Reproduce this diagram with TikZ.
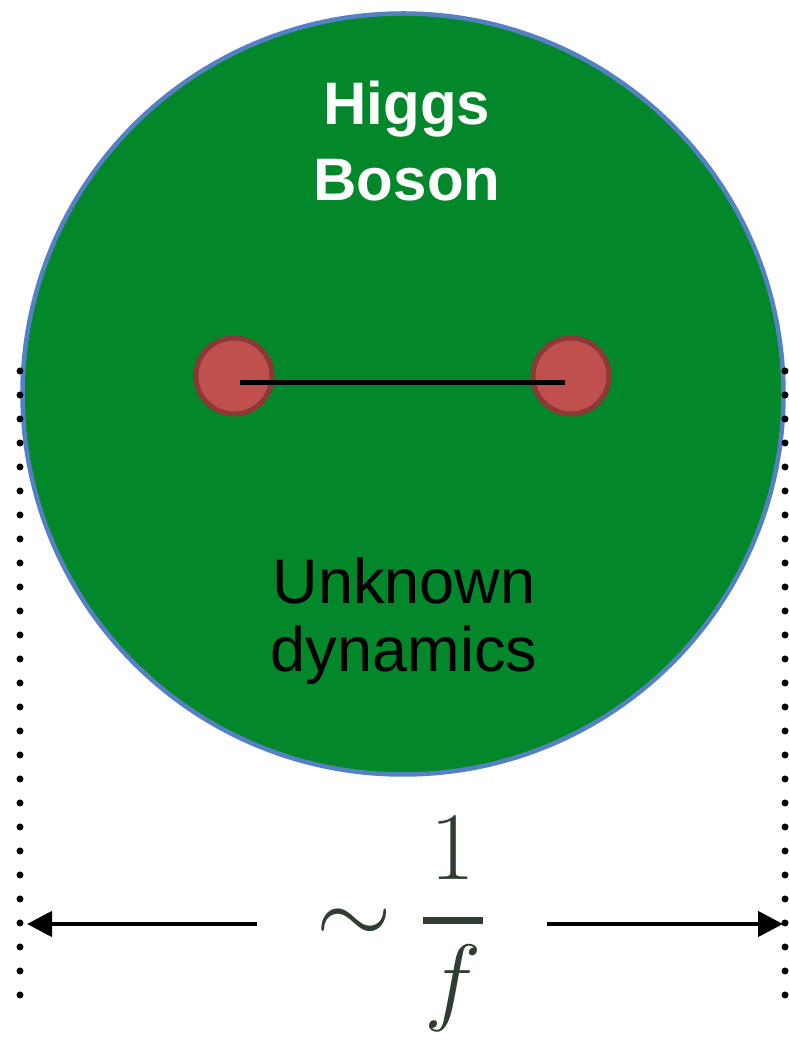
\documentclass[tikz,border=0pt]{standalone}
\usepackage[no-math]{fontspec}
\newfontfamily\labelfont{Liberation Sans}
\usepackage{xcolor}
\usepackage{tikz}
\usetikzlibrary{arrows.meta}

\definecolor{higgsgreen}{RGB}{3,135,43}
\definecolor{rimblue}{RGB}{86,128,196}
\definecolor{quarkred}{RGB}{192,80,77}
\definecolor{quarkrim}{RGB}{140,56,54}
\definecolor{scaleink}{RGB}{47,62,48}

\begin{document}
\begin{tikzpicture}[
    x=1pt, y=1pt,
    ball/.style={circle, draw=rimblue, line width=4.5pt, fill=higgsgreen, minimum size=761pt, inner sep=0pt},
    quark/.style={circle, draw=quarkrim, line width=5pt, fill=quarkred, minimum size=76pt, inner sep=0pt},
    bond/.style={line width=5pt, black},
    guide/.style={line width=7pt, line cap=round, dash pattern=on 0pt off 24pt},
    dimarrow/.style={-{Triangle[length=25pt, width=25pt]}, line width=4.5pt, black}
]
    \useasboundingbox (0,0) rectangle (789,1044);

    \node (higgs) [ball] at (403,650) {};
    \node (title) [anchor=north, align=center, text=white, inner sep=0pt,
        font=\labelfont\bfseries\fontsize{60}{76}\selectfont] at (407,963) {Higgs\\Boson};
    \node (inside) [anchor=north, align=center, text=black, inner sep=0pt,
        font=\labelfont\fontsize{63}{68}\selectfont] at (404,486) {Unknown\\dynamics};

    \node (q1) [quark] at (234,668) {};
    \node (q2) [quark] at (571,668) {};
    \draw [bond] ([xshift=6pt, yshift=-7pt]q1.center) -- ([xshift=-6pt, yshift=-7pt]q2.center);

    \coordinate (ltop) at (20,673);
    \coordinate (lbot) at (20,49);
    \coordinate (rtop) at (785,673);
    \coordinate (rbot) at (785,49);
    \draw [guide] (ltop) -- (lbot);
    \draw [guide] (rtop) -- (rbot);

    \node (size) [minimum width=73.8pt, inner sep=0pt, scale=3.9, text=scaleink,
        font=\Huge] at (402,120) {$\displaystyle\sim{\kern2pt1\kern2pt\above1.8pt f}$};
    \coordinate (ltip) at (27,120);
    \coordinate (rtip) at (783,120);
    \path [dimarrow] (size) edge (ltip);
    \path [dimarrow] (size) edge (rtip);
\end{tikzpicture}
\end{document}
──────────
## Stated goal
Leave out any pictures and return exactly the lines from the beginning of the data through the line with "(rtop) -- (rbot);", inclusive.

## Complete response
Reproduce this diagram with TikZ.
\documentclass[tikz,border=0pt]{standalone}
\usepackage[no-math]{fontspec}
\newfontfamily\labelfont{Liberation Sans}
\usepackage{xcolor}
\usepackage{tikz}
\usetikzlibrary{arrows.meta}

\definecolor{higgsgreen}{RGB}{3,135,43}
\definecolor{rimblue}{RGB}{86,128,196}
\definecolor{quarkred}{RGB}{192,80,77}
\definecolor{quarkrim}{RGB}{140,56,54}
\definecolor{scaleink}{RGB}{47,62,48}

\begin{document}
\begin{tikzpicture}[
    x=1pt, y=1pt,
    ball/.style={circle, draw=rimblue, line width=4.5pt, fill=higgsgreen, minimum size=761pt, inner sep=0pt},
    quark/.style={circle, draw=quarkrim, line width=5pt, fill=quarkred, minimum size=76pt, inner sep=0pt},
    bond/.style={line width=5pt, black},
    guide/.style={line width=7pt, line cap=round, dash pattern=on 0pt off 24pt},
    dimarrow/.style={-{Triangle[length=25pt, width=25pt]}, line width=4.5pt, black}
]
    \useasboundingbox (0,0) rectangle (789,1044);

    \node (higgs) [ball] at (403,650) {};
    \node (title) [anchor=north, align=center, text=white, inner sep=0pt,
        font=\labelfont\bfseries\fontsize{60}{76}\selectfont] at (407,963) {Higgs\\Boson};
    \node (inside) [anchor=north, align=center, text=black, inner sep=0pt,
        font=\labelfont\fontsize{63}{68}\selectfont] at (404,486) {Unknown\\dynamics};

    \node (q1) [quark] at (234,668) {};
    \node (q2) [quark] at (571,668) {};
    \draw [bond] ([xshift=6pt, yshift=-7pt]q1.center) -- ([xshift=-6pt, yshift=-7pt]q2.center);

    \coordinate (ltop) at (20,673);
    \coordinate (lbot) at (20,49);
    \coordinate (rtop) at (785,673);
    \coordinate (rbot) at (785,49);
    \draw [guide] (ltop) -- (lbot);
    \draw [guide] (rtop) -- (rbot);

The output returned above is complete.